Read at : Google Alerts – desertification
Holding back the sands of time
By Cui Jia and Mao Weihua ( China Daily)
Desert dwellers are slowly reclaiming cultivatable land, as Cui Jia and Mao Weihua report from Hotan, Xinjiang Uygur autonomous region.
Hotan prefecture in the southwest of the Xinjiang Uygur autonomous region is famous for two things: jade and sand. The locals still try to pluck the precious stones from the dry bed of the Yurungkash River, also known as the White Jade River, but the rising value of jade means the place has almost been picked clean after repeated treasure hunts, so the chances of making new discoveries are slim. However, in this area bordering the Taklimakan, the world’s second-largest desert, the sand will never disappear.
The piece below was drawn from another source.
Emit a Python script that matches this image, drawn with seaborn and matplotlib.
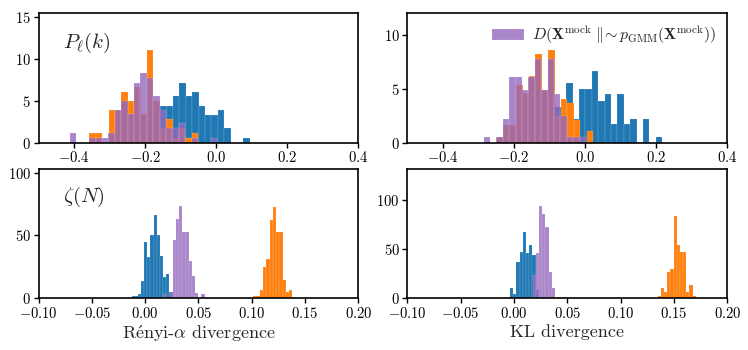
import numpy as np
import pandas as pd
import matplotlib
matplotlib.use("Agg")
import matplotlib.pyplot as plt
import seaborn as sns

# ---------------- data (histogram densities) ----------------
# P_ell(k), Renyi-alpha divergence (top-left)
pk_renyi_blue_start, pk_renyi_blue_width = -0.1577, 0.0180
pk_renyi_blue = [4.4, 4.4, 5.6, 7.2, 5.6, 6.1, 4.4, 3.3, 3.3, 3.9, 1.7, 0, 0, 0.56]
pk_renyi_orange_start, pk_renyi_orange_width = -0.357, 0.0180
pk_renyi_orange = [1.1, 1.1, 0, 3.9, 3.9, 6.1, 5.0, 6.7, 3.4, 11.1, 5.0, 1.7, 2.8, 0.56, 1.7, 0.56, 1.1]
pk_renyi_purple_start, pk_renyi_purple_width = -0.4113, 0.0180
pk_renyi_purple = [1.1, 0, 0, 0.56, 0.56, 0.56, 1.1, 3.9, 5.0, 3.4, 7.2, 8.3, 7.8, 5.6, 3.9, 1.7,
                   1.7, 2.3, 0, 0.56, 0, 0, 0.56]

# P_ell(k), KL divergence (top-right)
pk_kl_blue_start, pk_kl_blue_width = -0.089, 0.0180
pk_kl_blue = [3.3, 3.3, 5.6, 2.2, 5.0, 5.0, 6.7, 3.9, 4.5, 1.7, 4.5, 1.7, 2.2, 0, 2.2, 0, 0.56]
pk_kl_orange_start, pk_kl_orange_width = -0.248, 0.0180
pk_kl_orange = [0.53, 1.62, 1.62, 5.36, 4.58, 6.2, 8.26, 4.95, 8.63, 2.46, 4.1, 3.7, 2.09, 0, 1.1]
pk_kl_purple_start, pk_kl_purple_width = -0.2857, 0.0180
pk_kl_purple = [0.53, 0, 0.53, 2.18, 6.14, 6.14, 4.95, 6.07, 7.76, 4.95, 7.8, 4.49, 2.46, 0.53, 0.53, 0.53]

# zeta(N), Renyi-alpha divergence (bottom-left)
zn_renyi_blue_start, zn_renyi_blue_width = -0.0128, 0.00296
zn_renyi_blue = [1.6, 1.6, 3.4, 13.7, 45, 33, 50, 66, 50, 34, 17, 19, 4.7]
zn_renyi_purple_start, zn_renyi_purple_width = 0.0172, 0.00296
zn_renyi_purple = [3.4, 0, 4.7, 46.6, 63, 73.7, 53, 53, 30, 18, 4, 0, 3.4]
zn_renyi_orange_start, zn_renyi_orange_width = 0.1013, 0.00307
zn_renyi_orange = [1.6, 1.6, 6.6, 25, 31.6, 62, 73, 53, 53, 14.5, 5.3, 6.6]

# zeta(N), KL divergence (bottom-right)
zn_kl_blue_start, zn_kl_blue_width = -0.0037, 0.0030
zn_kl_blue = [10, 4, 37, 47, 67, 46, 54, 44, 8]
zn_kl_purple_start, zn_kl_purple_width = 0.0174, 0.0030
zn_kl_purple = [23.6, 46, 94, 86, 72, 27, 10]
zn_kl_orange_start, zn_kl_orange_width = 0.1348, 0.00297
zn_kl_orange = [2.4, 10, 6.7, 27, 30, 84, 54, 47, 47, 6.7, 13.5, 2.4]

top_xticks = [-0.4, -0.2, 0.0, 0.2, 0.4]
bottom_xticks = [-0.10, -0.05, 0.00, 0.05, 0.10, 0.15, 0.20]
legend_label = r"$D(\mathbf{X}^{\rm mock}\ \|\!\sim p_{\rm GMM}(\mathbf{X}^{\rm mock}))$"
xlabels = [r"R$\acute{\rm e}$nyi-$\alpha$ divergence", "KL divergence"]

# ---------------- style ----------------
sns.set_style("ticks")
plt.rcParams["font.family"] = ["cmr10", "DejaVu Serif"]
plt.rcParams["mathtext.fontset"] = "cm"
plt.rcParams["axes.formatter.use_mathtext"] = True
plt.rcParams["axes.edgecolor"] = "black"
plt.rcParams["axes.linewidth"] = 1.2
plt.rcParams["xtick.color"] = "black"
plt.rcParams["ytick.color"] = "black"

C_BLUE, C_ORANGE, C_PURPLE = "#1f77b4", "#ff7f0e", "#9467bd"


def draw(ax, start, width, heights, color, alpha, label=None):
    h = np.asarray(heights, dtype=float)
    edges = start + width * np.arange(len(h) + 1)
    centers = 0.5 * (edges[:-1] + edges[1:])
    df = pd.DataFrame({"value": centers, "density": h})
    sns.histplot(data=df, x="value", weights="density", bins=list(edges), stat="count",
                 color=color, alpha=alpha, edgecolor=(1, 1, 1, 0.35), linewidth=0.3,
                 ax=ax, label=label)
    return h.max()


fig, axes = plt.subplots(2, 2, figsize=(7.48, 3.5), dpi=100)
fig.subplots_adjust(left=0.0515, right=0.9723, top=0.963, bottom=0.1477,
                    wspace=0.153, hspace=0.2)

panels = [
    (axes[0, 0], [(pk_renyi_blue_start, pk_renyi_blue_width, pk_renyi_blue, C_BLUE, 1.0),
                  (pk_renyi_orange_start, pk_renyi_orange_width, pk_renyi_orange, C_ORANGE, 1.0),
                  (pk_renyi_purple_start, pk_renyi_purple_width, pk_renyi_purple, C_PURPLE, 0.8)]),
    (axes[0, 1], [(pk_kl_blue_start, pk_kl_blue_width, pk_kl_blue, C_BLUE, 1.0),
                  (pk_kl_orange_start, pk_kl_orange_width, pk_kl_orange, C_ORANGE, 1.0),
                  (pk_kl_purple_start, pk_kl_purple_width, pk_kl_purple, C_PURPLE, 0.8)]),
    (axes[1, 0], [(zn_renyi_blue_start, zn_renyi_blue_width, zn_renyi_blue, C_BLUE, 1.0),
                  (zn_renyi_orange_start, zn_renyi_orange_width, zn_renyi_orange, C_ORANGE, 1.0),
                  (zn_renyi_purple_start, zn_renyi_purple_width, zn_renyi_purple, C_PURPLE, 0.8)]),
    (axes[1, 1], [(zn_kl_blue_start, zn_kl_blue_width, zn_kl_blue, C_BLUE, 1.0),
                  (zn_kl_orange_start, zn_kl_orange_width, zn_kl_orange, C_ORANGE, 1.0),
                  (zn_kl_purple_start, zn_kl_purple_width, zn_kl_purple, C_PURPLE, 0.8)]),
]

for i, (ax, series) in enumerate(panels):
    mx = 0
    for (s, w, h, c, a) in series:
        lab = legend_label if (i == 1 and c == C_PURPLE) else None
        mx = max(mx, draw(ax, s, w, h, c, a, lab))
    ax.set_ylim(0, 1.4 * mx)
    ax.set_ylabel("")
    ax.set_xlabel("")
    for sp in ax.spines.values():
        sp.set_visible(True)
        sp.set_color("black")
        sp.set_linewidth(1.2)
    ax.tick_params(direction="out", length=3.5, width=1.0, labelsize=10.5, pad=2)

for ax in axes[0]:
    ax.set_xlim(-0.5, 0.4)
    ax.set_xticks(top_xticks)
    ax.set_xticklabels([f"${t:.1f}$" for t in top_xticks])
for ax, lab in zip(axes[1], xlabels):
    ax.set_xlim(-0.1, 0.2)
    ax.set_xticks(bottom_xticks)
    ax.set_xticklabels([f"${t:.2f}$" for t in bottom_xticks])
    ax.set_xlabel(lab, fontsize=13, labelpad=2)

axes[0, 0].set_yticks([0, 5, 10, 15])
axes[0, 1].set_yticks([0, 5, 10])
axes[1, 0].set_yticks([0, 50, 100])
axes[1, 1].set_yticks([0, 50, 100])
for ax in axes.flat:
    ax.set_yticklabels([f"${int(t)}$" for t in ax.get_yticks()])

axes[0, 0].text(0.075, 0.73, r"$P_\ell(k)$", transform=axes[0, 0].transAxes, fontsize=15)
axes[1, 0].text(0.075, 0.74, r"$\zeta(N)$", transform=axes[1, 0].transAxes, fontsize=15)

axes[0, 1].legend(loc="upper right", frameon=False, fontsize=11.5, handlelength=2.0,
                  borderaxespad=0.3, handletextpad=0.5)

fig.savefig("out.png", dpi=100)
Almost every one in Hotan lives close to the more than 300 oases, large and small, that are dotted around the southern edge of the Taklimakan. Those enclosed by the desert only account for 3.7 percent of Hotan’s total area. As a result, people have to cope with windborne sand for more than 260 days a year. On a bad day, they have to be prepared to seek cover from sandstorms, which can blacken the sky within minutes and without warning. In addition to the health problems posed by the storms, sand carried at high speed can erode buildings and strip the paintwork from vehicles.